Some banks, most of which are also reportedly selling off recently built hotels at a loss, have said poor management and a lack of strategic marketing with some hotels, was the main reason for the hotels’ business failure because other hotels in the market are doing fine.
“How come other hotels are doing well, Lemigo hotel is not a 5-star hotel, and it is expanding, said Maurice Toroitich, managing director of KCB Rwanda (formerly Kenya Commercial Bank). “There are other hotels doing well in the same market, poor management must be a factor in some of the affected hotels”
Some hotel owners complain of unfair competition from lodges and guest houses which crop up around hotels, serving some regional and international visitors who opt for cheaper places, said Alex Bayingana, one of the affected hotel owners.
The embattled hotel owners have even written to the Rwandan president Paul Kagame, calling for his intervention into their predicament. But importantly, the government has indicated that there is still a gap in the hospitality industry.
And there appears to be. Recently, the government has focused on making Kigali “the conference tourism hub of East Africa”. In recent weeks it has hosted events like Transform Africa and Interpol General Assembly and next year will host the World Economic Forum Africa.

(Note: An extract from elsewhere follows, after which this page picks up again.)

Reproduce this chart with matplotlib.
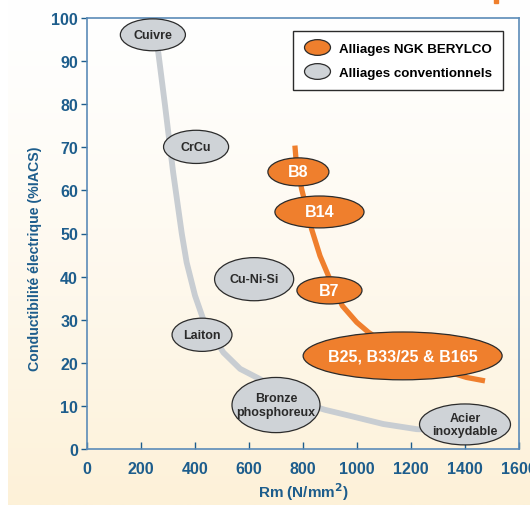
import numpy as np
import matplotlib
matplotlib.use("Agg")
import matplotlib.pyplot as plt
from matplotlib.patches import Ellipse, Rectangle
from matplotlib.lines import Line2D
from matplotlib.path import Path

plt.rcParams['font.family'] = ['Liberation Sans', 'DejaVu Sans']
plt.rcParams['font.weight'] = 'bold'

# courbe alliages conventionnels (Rm, %IACS)
conv_rm = [252, 264, 289, 319, 351, 369, 400, 430, 470, 505, 567, 641, 760, 881, 974, 1097, 1221, 1350]
conv_iacs = [96, 92, 79.7, 64.2, 50, 43.3, 35.6, 30.2, 26, 22.4, 18.6, 16.2, 11.5, 9.1, 7.7, 5.8, 4.6, 4.3]

# courbe NGK BERYLCO
ngk_rm = [770, 774, 795, 832, 863, 894, 946, 999, 1042, 1200, 1406, 1474]
ngk_iacs = [70.4, 67.3, 60.3, 51.0, 44.8, 40.2, 33.2, 29.4, 27.1, 20.5, 16.6, 15.8]

# ellipses: label, centre x, centre y, largeur, hauteur
conv_labels = ["Cuivre", "CrCu", "Cu-Ni-Si", "Laiton", "Bronze\nphosphoreux", "Acier\ninoxydable"]
conv_x = [244, 404, 619, 426, 700, 1400]
conv_y = [96.1, 70.1, 39.4, 26.5, 10.2, 5.7]
conv_w = [241, 241, 293, 222, 326, 337]
conv_h = [7.4, 7.7, 10.0, 7.7, 12.8, 9.5]

ngk_labels = ["B8", "B14", "B7", "B25, B33/25 & B165"]
ngk_x = [783, 861, 898, 1169]
ngk_y = [64.3, 55.0, 36.8, 21.6]
ngk_w = [226, 330, 241, 737]
ngk_h = [6.5, 7.4, 6.3, 11.1]

xticks = list(range(0, 1601, 200))
yticks = list(range(0, 101, 10))

orange = '#ef7f2d'
grey_fill = '#cfd3d7'
grey_line = '#c8cdd2'
blue = '#1d5d8c'
edge = '#2b2b2b'

fig = plt.figure(figsize=(5.30, 5.06), dpi=100)
fig.patch.set_facecolor('white')

# fond degrade
bg = fig.add_axes([8 / 530, 0, 1 - 8 / 530, 1], zorder=-10)
grad = np.linspace(0, 1, 256).reshape(-1, 1)
top = np.array([1.0, 1.0, 1.0])
bot = np.array([253, 241, 216]) / 255
img = top + (bot - top) * grad[..., None] ** 1.3
bg.imshow(img, aspect='auto', extent=[0, 1, 0, 1], origin='upper')
bg.axis('off')
fig.patches.append(Rectangle((494 / 530, 1 - 4 / 506), 4 / 530, 4 / 506,
                             transform=fig.transFigure, color=orange, zorder=5))

ax = fig.add_axes([87 / 530, 56 / 506, 432 / 530, 431 / 506])
ax.set_facecolor('none')
ax.set_xlim(0, 1600)
ax.set_ylim(0, 100)

ax.plot(conv_rm, conv_iacs, color=grey_line, lw=4.2, solid_capstyle='butt',
        solid_joinstyle='round', zorder=2)
ax.plot(ngk_rm, ngk_iacs, color=orange, lw=3.8, solid_capstyle='butt',
        solid_joinstyle='round', zorder=4)

for lab, x, y, w, h in zip(conv_labels, conv_x, conv_y, conv_w, conv_h):
    ax.add_patch(Ellipse((x, y), w, h, facecolor=grey_fill, edgecolor=edge, lw=0.9, zorder=3))
    ax.text(x, y, lab, ha='center', va='center', fontsize=9, color='#2a2a2a',
            fontweight='bold', linespacing=1.15, zorder=3.5)

for lab, x, y, w, h in zip(ngk_labels, ngk_x, ngk_y, ngk_w, ngk_h):
    ax.add_patch(Ellipse((x, y), w, h, facecolor=orange, edgecolor=edge, lw=0.9, zorder=5))
    ax.text(x, y, lab, ha='center', va='center', fontsize=11.5, color='white',
            fontweight='bold', zorder=6)

for s in ax.spines.values():
    s.set_color('#5b8bb8')
    s.set_linewidth(1.2)

ax.set_xticks(xticks)
ax.set_yticks(yticks)
ax.tick_params(axis='x', direction='in', length=5, width=1, color=blue, pad=9,
               labelsize=11.5, labelcolor=blue)
ax.tick_params(axis='y', direction='out', length=4.5, width=1, color=blue, pad=2,
               labelsize=11.5, labelcolor=blue)
for t in ax.get_xticklabels() + ax.get_yticklabels():
    t.set_fontweight('bold')

ax.set_xlabel('Rm (N/mm$^\\mathbf{2}$)', fontsize=11, color=blue, fontweight='bold', labelpad=3)
ax.set_ylabel('Conductibilité électrique (%IACS)', fontsize=10.2, color=blue,
              fontweight='bold')
ax.yaxis.set_label_coords(-0.104, 0.443)

ell = Path.unit_circle()
ell = Path(ell.vertices * np.array([1.65, 1.0]), ell.codes)
handles = [
    Line2D([], [], ls='none', marker=ell, markersize=18.7, markerfacecolor=orange,
           markeredgecolor=edge, markeredgewidth=0.9),
    Line2D([], [], ls='none', marker=ell, markersize=18.7, markerfacecolor=grey_fill,
           markeredgecolor=edge, markeredgewidth=0.9),
]
leg = ax.legend(handles, ['Alliages NGK BERYLCO', 'Alliages conventionnels'],
                loc='upper right', bbox_to_anchor=(0.963, 0.970), borderaxespad=0,
                fancybox=False, framealpha=1, edgecolor=edge,
                prop={'weight': 'bold', 'size': 9.6},
                handletextpad=0.6, labelspacing=0.9, borderpad=0.85, handlelength=2.0)
leg.get_frame().set_linewidth(1.0)
leg.set_zorder(10)

fig.savefig('out.png', dpi=100)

This means the focus now is on high-end hotels for corporate visitors rather than lodgings for budget-conscious tourists.
Rwanda is also still in the process of completing the Kigali Convention Centre which, though
three years behind schedule, is expected to be ready in time for the World Economic Forum next May. The new conference center is expected to be another driver of demand for business guests.
To serve the business visitor demand, ground has been broken for new top global hotel chains as well as refurbishments and upgrades of existing four to five star hotels. With names like Marriot, Radisson Blue, Sheraton, Golden Tulip, Kempinski and Zinc all making their presence felt.
Auctioning the smaller hotels seems to be the quick market solution for banks to recover their investment, but it doesn’t solve the fundamental problem of oversupply at the wrong end of the market. It seems like even those who buy the auctioned hotels will be stuck with them, if the issues in the hotel supply chain are not addressed.